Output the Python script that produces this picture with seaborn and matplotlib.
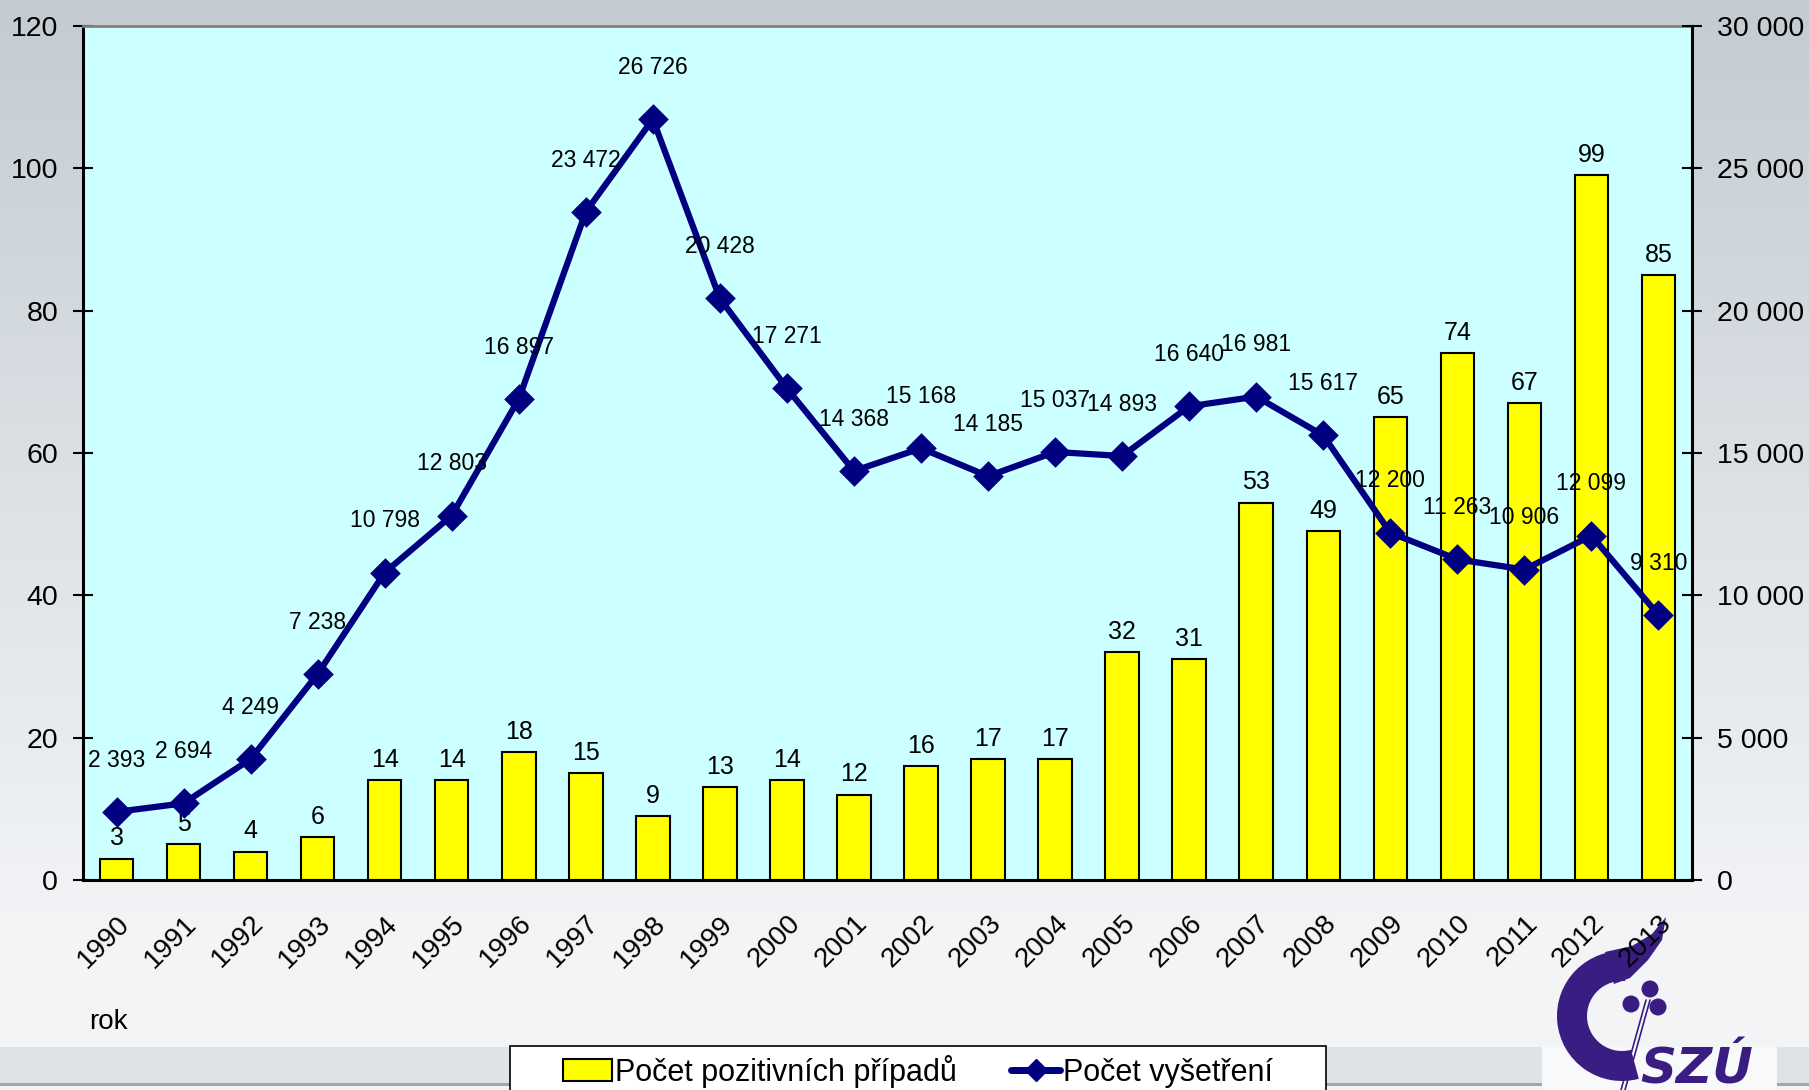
import numpy as np
import pandas as pd
import matplotlib
matplotlib.use("Agg")
import matplotlib.pyplot as plt
import seaborn as sns
from matplotlib.patches import Patch, Rectangle, Wedge, Circle, Polygon
from matplotlib.lines import Line2D
from matplotlib.ticker import FuncFormatter, FixedLocator

# ---- data ----
years = ["1990", "1991", "1992", "1993", "1994", "1995", "1996", "1997", "1998", "1999",
         "2000", "2001", "2002", "2003", "2004", "2005", "2006", "2007", "2008", "2009",
         "2010", "2011", "2012", "2013"]
positives = [3, 5, 4, 6, 14, 14, 18, 15, 9, 13, 14, 12, 16, 17, 17, 32, 31, 53, 49, 65,
             74, 67, 99, 85]
tests = [2393, 2694, 4249, 7238, 10798, 12803, 16897, 23472, 26726, 20428, 17271, 14368,
         15168, 14185, 15037, 14893, 16640, 16981, 15617, 12200, 11263, 10906, 12099, 9310]
left_ticks = [0, 20, 40, 60, 80, 100, 120]
right_ticks = [0, 5000, 10000, 15000, 20000, 25000, 30000]
label_bar = "Počet pozitivních případů"
label_line = "Počet vyšetření"
x_label = "rok"

df = pd.DataFrame({"rok": years, "pozitivni": positives, "vysetreni": tests})

sns.set_theme(style="white")
plt.rcParams["font.family"] = ["Liberation Sans", "DejaVu Sans"]
plt.rcParams["text.color"] = "black"
plt.rcParams["xtick.color"] = "black"
plt.rcParams["ytick.color"] = "black"

W, H = 1809, 1090
fig = plt.figure(figsize=(W / 100, H / 100), dpi=100)

# ---- background ----
bg = fig.add_axes([0, 0, 1, 1], zorder=0)
bg.set_xlim(0, W)
bg.set_ylim(H, 0)
bg.axis("off")
top = np.array([0.765, 0.800, 0.824])
bot = np.array([0.955, 0.960, 0.968])
t = np.clip(np.linspace(0, 1.15, 300), 0, 1)[:, None, None]
img = top + (bot - top) * t
bg.imshow(img, extent=[0, W, H, 0], aspect="auto", zorder=0)
# bottom band (interrupted by the logo)
for x0, x1 in [(0, 1542), (1777, W)]:
    bg.add_patch(Rectangle((x0, 1047), x1 - x0, 36, facecolor="#dfe2e6", edgecolor="none", zorder=1))
    bg.add_patch(Rectangle((x0, 1083), x1 - x0, 3, facecolor="#a0a5aa", edgecolor="none", zorder=1))
bg.add_patch(Rectangle((0, 1086), W, 4, facecolor="#f4f5f6", edgecolor="none", zorder=1))
bg.add_patch(Rectangle((1542, 1047), 235, 43, facecolor="#f8f9fa", edgecolor="none", zorder=1))

# logo (approximate)
purple = "#3a1d82"
bg.add_patch(Wedge((1622, 1016), 65, 75, 275, width=30, facecolor=purple, edgecolor="none", zorder=2))
bg.add_patch(Polygon([(1605, 952), (1632, 946), (1652, 934), (1666, 917), (1662, 940),
                      (1648, 960), (1630, 978), (1614, 984)],
                     closed=True, facecolor=purple, edgecolor="none", zorder=2))
for cx, cy in [(1650, 989), (1631, 1004), (1658, 1007)]:
    bg.add_patch(Circle((cx, cy), 8.5, facecolor=purple, edgecolor="none", zorder=2))
bg.plot([1646, 1621], [1000, 1090], color=purple, lw=1.2, zorder=2)
bg.plot([1650, 1625], [1000, 1090], color=purple, lw=1.2, zorder=2)
bg.text(1640, 1083, "SZÚ", color=purple, fontsize=36, fontweight="bold", fontstyle="italic",
        family="DejaVu Sans", ha="left", va="baseline", zorder=3)

# legend frame
bg.add_patch(Rectangle((510, 1046), 816, 60, facecolor="white", edgecolor="black", lw=1.2, zorder=4))

# ---- main axes ----
ax = fig.add_axes([83 / W, 1 - 880 / H, (1692 - 83) / W, (880 - 26) / H], zorder=1)
ax.set_facecolor("#ccffff")

sns.barplot(data=df, x="rok", y="pozitivni", ax=ax, color="#ffff00", saturation=1,
            edgecolor="black", linewidth=1.5, width=0.5)
ax.set_ylim(0, 120)
ax.yaxis.set_major_locator(FixedLocator(left_ticks))
ax.bar_label(ax.containers[0], padding=6, fontsize=18)

ax2 = ax.twinx()
ax2.set_zorder(2)
ax2.patch.set_visible(False)
sns.pointplot(data=df, x="rok", y="vysetreni", ax=ax2, color="#000080", markers="D",
              markersize=12, linewidth=4.5, errorbar=None)
ax2.set_ylim(0, 30000)
ax2.yaxis.set_major_locator(FixedLocator(right_ticks))
fmt = lambda v, p: f"{int(v):,}".replace(",", " ")
ax2.yaxis.set_major_formatter(FuncFormatter(fmt))
for line in ax2.lines:
    line.set_markeredgecolor("#000080")
    x_pos, y_val = line.get_xdata(), line.get_ydata()
    for xp, yv in zip(x_pos, y_val):
        ax2.annotate(fmt(yv, None), (xp, yv), xytext=(0, 29), textcoords="offset points",
                     ha="center", va="bottom", fontsize=16.5)

# x axis ticks: majors at category boundaries, labels at centers (minor)
n = len(years)
ax.set_xlim(-0.5, n - 0.5)
ax.set_xticks(np.arange(n + 1) - 0.5)
ax.set_xticklabels([""] * (n + 1))
ax.set_xticks(np.arange(n), minor=True)
ax.set_xticklabels(years, minor=True, rotation=45, ha="right", rotation_mode="anchor", fontsize=20)
ax.tick_params(axis="x", which="major", direction="inout", length=14, width=1.3, color="black")
ax.tick_params(axis="x", which="minor", length=0, pad=22)
ax.tick_params(axis="y", direction="inout", length=14, width=1.5, labelsize=20.5, pad=11)
ax2.tick_params(axis="y", direction="inout", length=14, width=1.5, labelsize=20.5, pad=11)
ax.set_xlabel("")
ax.set_ylabel("")
ax2.set_xlabel("")
ax2.set_ylabel("")

for s in ["left", "bottom"]:
    ax.spines[s].set_color("black")
    ax.spines[s].set_linewidth(2.2)
ax.spines["right"].set_visible(False)
ax.spines["top"].set_color("#808080")
ax.spines["top"].set_linewidth(2)
for s in ["left", "bottom", "top"]:
    ax2.spines[s].set_visible(False)
ax2.spines["right"].set_color("black")
ax2.spines["right"].set_linewidth(2.2)

fig.text(89 / W, 1 - 1022 / H, x_label, fontsize=20, va="center", ha="left")

handles = [Patch(facecolor="#ffff00", edgecolor="black", linewidth=1.5),
           Line2D([0], [0], color="#000080", lw=5, marker="D", markersize=11)]
fig.legend(handles, [label_bar, label_line], loc="center",
           bbox_to_anchor=(918 / W, 1 - 1071 / H), ncol=2, frameon=False, fontsize=22,
           handlelength=1.6, handletextpad=0.1, columnspacing=1.8)

fig.savefig("out.png", dpi=100)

──────────────────────────────

→ Exercise aim
Output the lines above in full and exactly as given, omitting any pictures.

→ Finished task
Output the Python script that produces this picture with seaborn and matplotlib.
import numpy as np
import pandas as pd
import matplotlib
matplotlib.use("Agg")
import matplotlib.pyplot as plt
import seaborn as sns
from matplotlib.patches import Patch, Rectangle, Wedge, Circle, Polygon
from matplotlib.lines import Line2D
from matplotlib.ticker import FuncFormatter, FixedLocator

# ---- data ----
years = ["1990", "1991", "1992", "1993", "1994", "1995", "1996", "1997", "1998", "1999",
         "2000", "2001", "2002", "2003", "2004", "2005", "2006", "2007", "2008", "2009",
         "2010", "2011", "2012", "2013"]
positives = [3, 5, 4, 6, 14, 14, 18, 15, 9, 13, 14, 12, 16, 17, 17, 32, 31, 53, 49, 65,
             74, 67, 99, 85]
tests = [2393, 2694, 4249, 7238, 10798, 12803, 16897, 23472, 26726, 20428, 17271, 14368,
         15168, 14185, 15037, 14893, 16640, 16981, 15617, 12200, 11263, 10906, 12099, 9310]
left_ticks = [0, 20, 40, 60, 80, 100, 120]
right_ticks = [0, 5000, 10000, 15000, 20000, 25000, 30000]
label_bar = "Počet pozitivních případů"
label_line = "Počet vyšetření"
x_label = "rok"

df = pd.DataFrame({"rok": years, "pozitivni": positives, "vysetreni": tests})

sns.set_theme(style="white")
plt.rcParams["font.family"] = ["Liberation Sans", "DejaVu Sans"]
plt.rcParams["text.color"] = "black"
plt.rcParams["xtick.color"] = "black"
plt.rcParams["ytick.color"] = "black"

W, H = 1809, 1090
fig = plt.figure(figsize=(W / 100, H / 100), dpi=100)

# ---- background ----
bg = fig.add_axes([0, 0, 1, 1], zorder=0)
bg.set_xlim(0, W)
bg.set_ylim(H, 0)
bg.axis("off")
top = np.array([0.765, 0.800, 0.824])
bot = np.array([0.955, 0.960, 0.968])
t = np.clip(np.linspace(0, 1.15, 300), 0, 1)[:, None, None]
img = top + (bot - top) * t
bg.imshow(img, extent=[0, W, H, 0], aspect="auto", zorder=0)
# bottom band (interrupted by the logo)
for x0, x1 in [(0, 1542), (1777, W)]:
    bg.add_patch(Rectangle((x0, 1047), x1 - x0, 36, facecolor="#dfe2e6", edgecolor="none", zorder=1))
    bg.add_patch(Rectangle((x0, 1083), x1 - x0, 3, facecolor="#a0a5aa", edgecolor="none", zorder=1))
bg.add_patch(Rectangle((0, 1086), W, 4, facecolor="#f4f5f6", edgecolor="none", zorder=1))
bg.add_patch(Rectangle((1542, 1047), 235, 43, facecolor="#f8f9fa", edgecolor="none", zorder=1))

# logo (approximate)
purple = "#3a1d82"
bg.add_patch(Wedge((1622, 1016), 65, 75, 275, width=30, facecolor=purple, edgecolor="none", zorder=2))
bg.add_patch(Polygon([(1605, 952), (1632, 946), (1652, 934), (1666, 917), (1662, 940),
                      (1648, 960), (1630, 978), (1614, 984)],
                     closed=True, facecolor=purple, edgecolor="none", zorder=2))
for cx, cy in [(1650, 989), (1631, 1004), (1658, 1007)]:
    bg.add_patch(Circle((cx, cy), 8.5, facecolor=purple, edgecolor="none", zorder=2))
bg.plot([1646, 1621], [1000, 1090], color=purple, lw=1.2, zorder=2)
bg.plot([1650, 1625], [1000, 1090], color=purple, lw=1.2, zorder=2)
bg.text(1640, 1083, "SZÚ", color=purple, fontsize=36, fontweight="bold", fontstyle="italic",
        family="DejaVu Sans", ha="left", va="baseline", zorder=3)

# legend frame
bg.add_patch(Rectangle((510, 1046), 816, 60, facecolor="white", edgecolor="black", lw=1.2, zorder=4))

# ---- main axes ----
ax = fig.add_axes([83 / W, 1 - 880 / H, (1692 - 83) / W, (880 - 26) / H], zorder=1)
ax.set_facecolor("#ccffff")

sns.barplot(data=df, x="rok", y="pozitivni", ax=ax, color="#ffff00", saturation=1,
            edgecolor="black", linewidth=1.5, width=0.5)
ax.set_ylim(0, 120)
ax.yaxis.set_major_locator(FixedLocator(left_ticks))
ax.bar_label(ax.containers[0], padding=6, fontsize=18)

ax2 = ax.twinx()
ax2.set_zorder(2)
ax2.patch.set_visible(False)
sns.pointplot(data=df, x="rok", y="vysetreni", ax=ax2, color="#000080", markers="D",
              markersize=12, linewidth=4.5, errorbar=None)
ax2.set_ylim(0, 30000)
ax2.yaxis.set_major_locator(FixedLocator(right_ticks))
fmt = lambda v, p: f"{int(v):,}".replace(",", " ")
ax2.yaxis.set_major_formatter(FuncFormatter(fmt))
for line in ax2.lines:
    line.set_markeredgecolor("#000080")
    x_pos, y_val = line.get_xdata(), line.get_ydata()
    for xp, yv in zip(x_pos, y_val):
        ax2.annotate(fmt(yv, None), (xp, yv), xytext=(0, 29), textcoords="offset points",
                     ha="center", va="bottom", fontsize=16.5)

# x axis ticks: majors at category boundaries, labels at centers (minor)
n = len(years)
ax.set_xlim(-0.5, n - 0.5)
ax.set_xticks(np.arange(n + 1) - 0.5)
ax.set_xticklabels([""] * (n + 1))
ax.set_xticks(np.arange(n), minor=True)
ax.set_xticklabels(years, minor=True, rotation=45, ha="right", rotation_mode="anchor", fontsize=20)
ax.tick_params(axis="x", which="major", direction="inout", length=14, width=1.3, color="black")
ax.tick_params(axis="x", which="minor", length=0, pad=22)
ax.tick_params(axis="y", direction="inout", length=14, width=1.5, labelsize=20.5, pad=11)
ax2.tick_params(axis="y", direction="inout", length=14, width=1.5, labelsize=20.5, pad=11)
ax.set_xlabel("")
ax.set_ylabel("")
ax2.set_xlabel("")
ax2.set_ylabel("")

for s in ["left", "bottom"]:
    ax.spines[s].set_color("black")
    ax.spines[s].set_linewidth(2.2)
ax.spines["right"].set_visible(False)
ax.spines["top"].set_color("#808080")
ax.spines["top"].set_linewidth(2)
for s in ["left", "bottom", "top"]:
    ax2.spines[s].set_visible(False)
ax2.spines["right"].set_color("black")
ax2.spines["right"].set_linewidth(2.2)

fig.text(89 / W, 1 - 1022 / H, x_label, fontsize=20, va="center", ha="left")

handles = [Patch(facecolor="#ffff00", edgecolor="black", linewidth=1.5),
           Line2D([0], [0], color="#000080", lw=5, marker="D", markersize=11)]
fig.legend(handles, [label_bar, label_line], loc="center",
           bbox_to_anchor=(918 / W, 1 - 1071 / H), ncol=2, frameon=False, fontsize=22,
           handlelength=1.6, handletextpad=0.1, columnspacing=1.8)

fig.savefig("out.png", dpi=100)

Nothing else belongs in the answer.